Indonesia’s haze weapons: Maps and sensors

KOI KYE LEE Today Online 2 Dec 16;

SINGAPORE — Indonesia will develop high-resolution maps to monitor areas prone to peatland fires and require concessions owned by plantation companies to install water-level sensors, as part of the latest efforts to tackle the annual transboundary haze.

Mr Nazir Foead, the head of Indonesia’s Peatland Restoration Agency, said 2.4 million hectares of peatland will be targeted for restoration in the next five years. Already, 606,000 hectares have been mapped and another one million hectares will be mapped next year, he said.

Such a map has to be very detailed and taking aerial photographs is more laborious than using satellite imagery, said Mr Nazir in a recent interview with TODAY. It also includes time-consuming fieldwork.

“The team on the ground needs to do manual drilling on the ground to measure the depth of the peatland,” he said. “This is one of the challenges we face in creating a consolidated high-resolution map.”

The agency was set up earlier this year by a presidential decree, as part of efforts by Indonesian President Joko Widodo to curb forest fires that create a choking haze around the region, sickening people and closing schools.

The fires are caused by slash-and-burn land-clearing by plantation companies, made worse some years by dry weather caused by the El Nino phenomenon.

Last year, the smoke blanketed Singapore and Malaysia for weeks from September to November and drifted as far north as the Thai capital, Bangkok.

The Indonesian government said fires last year resulted in at least US$16 billion (S$23 billion) in economic losses. Often the fires are put out only when the rainy season arrives each year.

The haze in South-east Asia this year, particularly in Singapore and Malaysia, has been less severe.

The Indonesian government said this was due to favourable weather conditions and quicker emergency response by their National Disaster Mitigation Agency.

Earlier this week, Indonesian Vice-President Jusuf Kalla blamed foreign countries for destroying Indonesia’s forests, adding that he wants them to pay to help restore the damaged land.

“What happens here is not only our problem. The foreign people also destroyed our forests,” said Mr Kalla on Wednesday. He once again said Singapore and Malaysia should not complain about transboundary haze.

“If you get fresh air from Sumatra, Kalimantan, you don’t say thank you. So, if you get the haze, why should I apologise?”

To map the next million hectares of peatland, Mr Nazir said a technical team of experts — made up of Indonesian officials and academics from Australia, Europe and Japan — are trying to develop a cheaper methodology.

“We found the perfect methodology for the first map, however that is time consuming and costly,” he said.

Asked if the map will be shared with other countries, Mr Nazir said it would be shared via the government’s website in JPEG format. However, more detailed data will not be accessible by the public or other countries due to security concerns.

The mapping will include burnt and degraded peatland in the provinces of Riau, Sumatra, Kalimantan and Papua, an important step towards restoration. Of 2.6 million hectares that were burnt last year in Indonesia, nearly one million was peatland — carbon-rich wetlands that burn easily when drained.

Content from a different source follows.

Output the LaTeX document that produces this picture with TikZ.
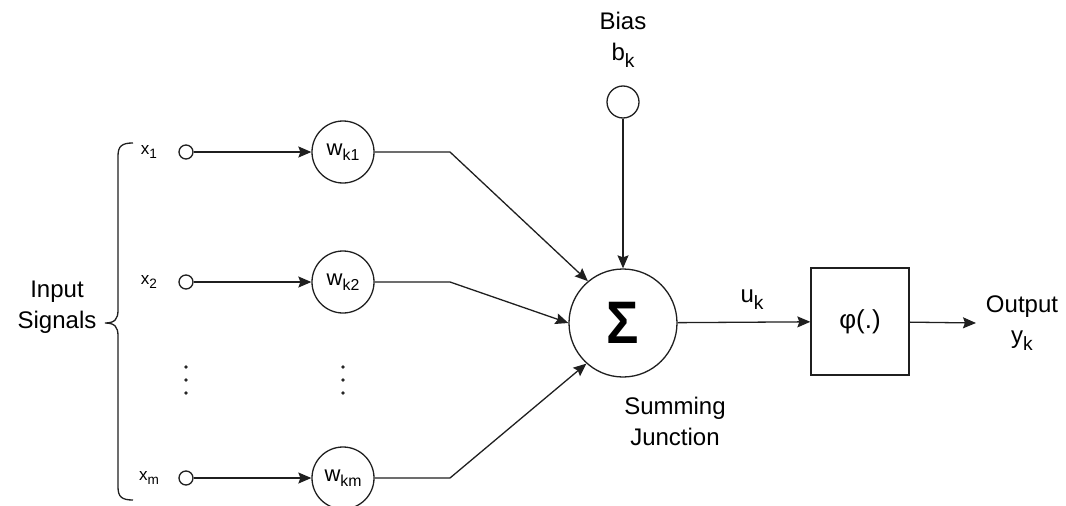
\documentclass[tikz,border=0pt]{standalone}
\usepackage{fontspec}
\setmainfont{Liberation Sans}
\usetikzlibrary{arrows.meta}
\newcommand\lowsub[1]{\raisebox{-0.28em}{\scalebox{0.8}{#1}}}
\newcommand\wsub[1]{\raisebox{-0.22em}{\scalebox{0.72}{#1}}}
\tikzset{
  ln/.style={line width=1.3pt, draw=black!88},
  arr/.style={ln, -{Stealth[length=13pt,width=11pt,inset=2pt]}},
  port/.style={circle, ln, fill=white, minimum size=14pt, inner sep=0pt},
  weight/.style={circle, ln, minimum size=62pt, inner sep=0pt, font=\fontsize{22}{26}\selectfont},
  lbl/.style={align=center, inner sep=0pt, font=\fontsize{24}{31}\selectfont},
  small/.style={inner sep=0pt, font=\fontsize{17}{20}\selectfont},
}
\begin{document}
\begin{tikzpicture}[x=1pt, y=-1pt]
\useasboundingbox (0,0) rectangle (1066,506);

% input ports and their labels
\node[port] (in1) at (186,152) {};
\node[port] (in2) at (186,282) {};
\node[port] (inm) at (186,478) {};
\node[small] (lx1) at (149,152) {x\lowsub{1}};
\node[small] (lx2) at (149,282) {x\lowsub{2}};
\node[small] (lxm) at (149,478) {x\lowsub{m}};

% synaptic weights
\node[weight] (w1) at (343,152) {w\wsub{k1}};
\node[weight] (w2) at (343,282) {w\wsub{k2}};
\node[weight] (wm) at (343,478) {w\wsub{km}};

% summing junction, bias and activation
\node[circle, ln, minimum size=108pt, inner sep=0pt] (sum) at (623,323)
  {\fontsize{60}{60}\selectfont\bfseries\scalebox{0.9}[1]{Σ}};
\node[circle, ln, minimum size=32pt, inner sep=0pt] (bias) at (623,102) {};
\node[rectangle, ln, minimum width=98pt, minimum height=107pt, inner sep=0pt,
      font=\fontsize{26}{30}\selectfont] (phi) at (860,321.5) {φ(.)};

% text labels
\node[lbl] (biaslbl) at (623,40) {Bias\\b\lowsub{k}};
\node[lbl] (sumlbl) at (675,421) {Summing\\Junction};
\node[lbl] (ulbl) at (752,300) {u\lowsub{k}};
\node[lbl] (outlbl) at (1022,323) {Output\\y\lowsub{k}};
\node[lbl] (inlbl) at (57,307) {Input\\Signals};

% bend points of the weighted lines and the output end
\coordinate (k1) at (450,152);
\coordinate (k2) at (450,282);
\coordinate (km) at (450,478);
\coordinate (yout) at (976,323);

% connectors
\draw[arr] (in1) -- (w1);
\draw[arr] (in2) -- (w2);
\draw[arr] (inm) -- (wm);
\draw[arr] (w1.east) -- (k1) -- (sum.130);
\draw[arr] (w2.east) -- (k2) -- (sum.180);
\draw[arr] (wm.east) -- (km) -- (sum.228);
\draw[arr] (bias) -- (sum);
\draw[arr] (sum) -- (phi);
\draw[arr] (phi) -- (yout);

% curly brace grouping the inputs
\draw[ln] (133,143) .. controls (122,143) and (118,146) .. (118,156)
  -- (118,310) .. controls (118,319) and (115,323) .. (105,323)
  .. controls (115,323) and (118,327) .. (118,336)
  -- (118,487) .. controls (118,497) and (122,500) .. (133,500);

% vertical ellipses
\foreach \xx in {186,343}
  \foreach \yy in {367,380,393}
    \fill[black!85] (\xx,\yy) circle (1.8);
\end{tikzpicture}
\end{document}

Mr Nazir stressed the importance of water management in peatland. He said that plantation companies have built canals to drain peatland in order to grow oil palms and other trees for timber, leaving dry peat that burns easily.

“So, what we are trying to do now is to encourage the companies to keep their land moist throughout the wet season, as part of the water-management system for peatland,” said Mr Nazir.

Companies will be asked to close their canals during the wet season to allow the peatland to collect rainwater, he said. A majority of the companies have been receptive to the idea, even though some were worried that their palm-oil plantations would be flooded and the trees may die.

Mr Nazir said sensors would also be installed in the peatland, including those owned by concessions, and his agency would be able to monitor the water level of the land.

Should the water level fall below the dangerous level, the agency would remind the owners to keep their land moist to prevent forest fires.

Mr Nazir said that Mr Widodo’s administration has made it a priority to fight peat fires. Owners who flout the new water-management rules risk losing their land.

“The government will not cancel the licences (of the concessions) yet, but it will take over the land and ensure the management complies with the restoration rules. They will be given three years to do so. If they fail, then it (the licence) will be cancelled,” he said.

The Indonesian government has found more than 55 companies involved in illegal land-clearing activities since last year’s fires.

A US$565 million lawsuit brought by the government against a pulp and paper company was rejected by a court last month, dealing a blow to government efforts to punish those who set the fires to clear land.

Mr Nazir said concessions were aware of the negative implications of slash-and-burn practices, and many have turned to mechanical land clearance methods.

“There are still companies that practise that (slash-and-burn) knowing the negative implications it causes, but it is a cheaper method to clear their lands. Sometimes, they will pay local villagers or professional arsonists to burn the land. This is what the law-enforcement agencies are trying to stop,” he added.

There are signs that efforts may be paying off. This year, 16 per cent of fires occurred in peatland areas, compared with 35 per cent last year.